I named my car, a silver, four-door sedan that doesn’t even have automatic locks, Optimus Prime. I own more shirts with Marvel characters than I do dresses. I think UGG boots are ugly. My drink of choice is Guinness on tap. The Notebook is a dumb fucking movie.

I should be a boy’s wet dream. But for reasons that escape me, I’m not.

Every man in my life was an almost-lover. Most of them started off as friends, though there always reached a point when the line between friendship and “more” blurred. My almost-lovers, in need of a listening ear, talked to me about their troubles. Round-the-clock texting abounded. Physical intimacy was sometimes involved.

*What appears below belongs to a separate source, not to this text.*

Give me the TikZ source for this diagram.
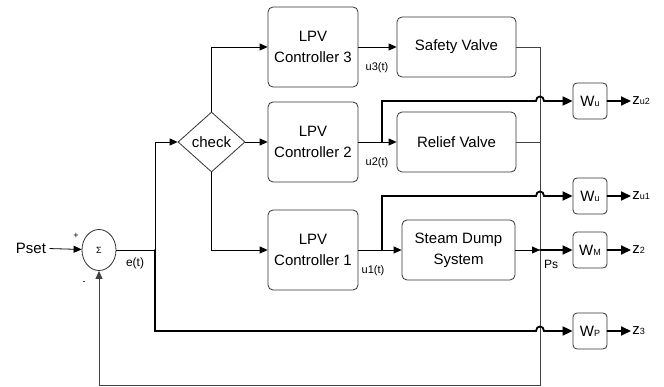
\documentclass[tikz,border=0pt]{standalone}
\usepackage{fontspec}
\setmainfont{Liberation Sans}
\usetikzlibrary{arrows.meta,shapes.geometric}
\newcommand{\lsub}[1]{{\fontsize{9}{9}\selectfont #1}}
\begin{document}
\begin{tikzpicture}[x=1pt,y=-1pt,line cap=round,line width=0.8pt,>={Triangle[length=8pt,width=7pt]},
	every node/.style={font=\fontsize{15}{21}\selectfont},
	sig/.style={font=\fontsize{11}{11}\selectfont,inner sep=1pt},
	ctrlbox/.style={draw=black!80,rounded corners=5pt,minimum width=90pt,minimum height=80pt,align=center,inner sep=0pt},
	plantbox/.style={draw=black!80,rounded corners=5pt,minimum height=60pt,align=center,inner sep=0pt},
	wbox/.style={draw=black!80,rounded corners=4pt,minimum width=34pt,minimum height=36pt,inner sep=0pt},
	thick line/.style={line width=1.8pt,>={Triangle[length=10pt,width=9pt]}}]
	\useasboundingbox (0,0) rectangle (664,387);
	% sum and check
	\node (pset) at (31,248) {Pset};
	\node[draw=black!80,ellipse,minimum width=34pt,minimum height=41pt,inner sep=0pt,font=\fontsize{9}{9}\selectfont] (sum) at (99,250) {Σ};
	\node[sig,font=\fontsize{9}{9}\selectfont] (plus) at (76,236) {+};
	\node[sig,font=\fontsize{9}{9}\selectfont] (minus) at (84,283) {-};
	\node[draw=black!80,diamond,minimum width=67pt,minimum height=60pt,inner sep=0pt] (check) at (211.5,142) {check};
	\coordinate (ej) at (155,250);
	\node[sig,font=\fontsize{12}{12}\selectfont] (et) at (135,263) {e(t)};
	% controllers and plant
	\node[ctrlbox] (ctrlthree) at (313,47) {LPV\\Controller 3};
	\node[ctrlbox] (ctrltwo) at (313,142) {LPV\\Controller 2};
	\node[ctrlbox] (ctrlone) at (313,250) {LPV\\Controller 1};
	\node[plantbox,minimum width=119pt] (safety) at (456.5,47) {Safety Valve};
	\node[plantbox,minimum width=119pt] (relief) at (456.5,142) {Relief Valve};
	\node[plantbox,minimum width=113pt] (dump) at (458.5,250) {Steam Dump\\System};
	\node[sig] (uthree) at (377,68) {u3(t)};
	\node[sig] (utwo) at (377,163) {u2(t)};
	\node[sig] (uone) at (373,271) {u1(t)};
	% weights
	\node[wbox] (wutwo) at (590,101) {W\lsub{u}};
	\node[wbox] (wuone) at (590,196) {W\lsub{u}};
	\node[wbox] (wm) at (590,250) {W\lsub{M}};
	\node[wbox] (wp) at (590,331) {W\lsub{P}};
	\node[anchor=west,inner sep=1pt] (zutwo) at (631,101) {z\lsub{u2}};
	\node[anchor=west,inner sep=1pt] (zuone) at (631,196) {z\lsub{u1}};
	\node[anchor=west,inner sep=1pt] (ztwo) at (631,250) {z\lsub{2}};
	\node[anchor=west,inner sep=1pt] (zthree) at (631,331) {z\lsub{3}};
	\node[sig,font=\fontsize{12}{12}\selectfont] (ps) at (551,264) {Ps};
	\coordinate (busb) at (540,385);
	\coordinate (psj) at (540,250);
	\coordinate (utwoj) at (382,142);
	\coordinate (uonej) at (382,196);
	% connectors
	\draw[->] (pset) -- (sum);
	\draw (sum) -- (ej);
	\draw[->] (ej) |- (check);
	\draw[->] (check) |- (ctrlthree);
	\draw[->] (check) -- (ctrltwo);
	\draw[->] (check) |- (ctrlone);
	\draw[->] (ctrlthree) -- (safety);
	\draw[->] (ctrltwo) -- (relief);
	\draw[->] (ctrlone) -- (dump);
	\draw[draw=black!75,->] (safety) -| (busb) -| (sum);
	\draw[draw=black!75] (relief) -- (relief -| busb);
	\draw[->] (dump) -- (psj);
	\draw[thick line,->] (psj) -- (wm);
	\draw[thick line,->] (utwoj) -- (382,101) -- (536,101) .. controls (536,95) and (544,95) .. (544,101) -- (wutwo);
	\draw[thick line,->] (382,250) -- (uonej) -- (536,196) .. controls (536,190) and (544,190) .. (544,196) -- (wuone);
	\draw[thick line,->] (ej) -- (155,331) -- (536,331) .. controls (536,325) and (544,325) .. (544,331) -- (wp);
	\draw[thick line,->] (wutwo) -- (zutwo);
	\draw[thick line,->] (wuone) -- (zuone);
	\draw[thick line,->] (wm) -- (ztwo);
	\draw[thick line,->] (wp) -- (zthree);
\end{tikzpicture}
\end{document}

And time after time, I latched on, ready, at the drop of a hat, to become whoever my almost-lover needed me to be—“bro,” friend, lifting partner, lover.

I reveled in the fantasies these experiences caused—fed, of course, by the rom com schema in which two quintessential “friends” (though one or both might not be aware of it) realize they’re in love and wind up obtaining their Hollywood ever after. My unorthodox friendships, which I could never fully make sense of, could suddenly fall into neatly packaged recipes for happiness precisely because they were unorthodox.

It armed me with ridiculous, unchecked hope.

As a result, there always came the inevitable point-of-no-return when I opened my mouth, laid my feelings on the line, and waited, confidently, for the response. How could he not want me? I always though. I’m the best there is.

“I like you, but…”

I like you, fucking but.

After the awful, little conjunction, every goddamn time, came one of many bullshit clauses, intended to bring me down gently, placating my almost-lover’s conscience. I’ve heard them all: “I don’t want to ruin our friendship.” “I’m not in a place to be with anyone right now.” “I value you too much.”

And time after time, “I like you, but” has left me confused, broken.

But the effects were never immediate. The phrase always worked some strange voodoo magic that tricked my mind into accepting its logic. But then, once the situation had passed and I replayed the conversation in my head, the logic began to fade, gradually collapsing into itself, and I struggled to find the answer and the closure it carried.

“I like you, but” is dangerous because the first three words distract the ego, seemingly stroking it, long enough to receive the tactical justification like a spoonful of sugar.

I wish I could say I’ve learned my lesson, but “I like you, but” has fooled me every time, leaving me to suffer, out of sight, out of my mind. From the boy’s perspective, nothing was wrong; he had let me down easy, ending things before they could formally begin. And I could still be counted on as the friend he needed.

This has become the familiar crossroads: to continue on, resisting the fantasy and ignoring the hurt, or to be selfish, severing the ties of a perfectly good friendship because, well, that just wasn’t fucking good enough for me.

While the “friend zone” is often used to describe all the men who want more from their female friends, I’m not sure much has been said about the countless women who find themselves occupying this soul-sucking, hellish place where egos go to die—all in the quiet of the woman’s mind, as she kicks herself, defeated, because her surety and her bravery amounted to little more than a Hail Mary pass to a ghost.

Whether to move on or continue to occupy this purgatorial place is each woman’s personal choice.

But know that, to linger, means you will question every other woman that your “friend” finds himself fancying, whether to date or to fuck. You’ll wonder why he wants the vanilla cookie-cutter on the magazine. Your ego will cry out again and again that you are, and will be, better than anyone who slinks his way. And you will grin and bear it when he texts you about her for your opinion because, well, that’s what friends are for, right?

When you’re not like every other girl, you don’t get treated like every other girl. And for that reason, you will continue to fall.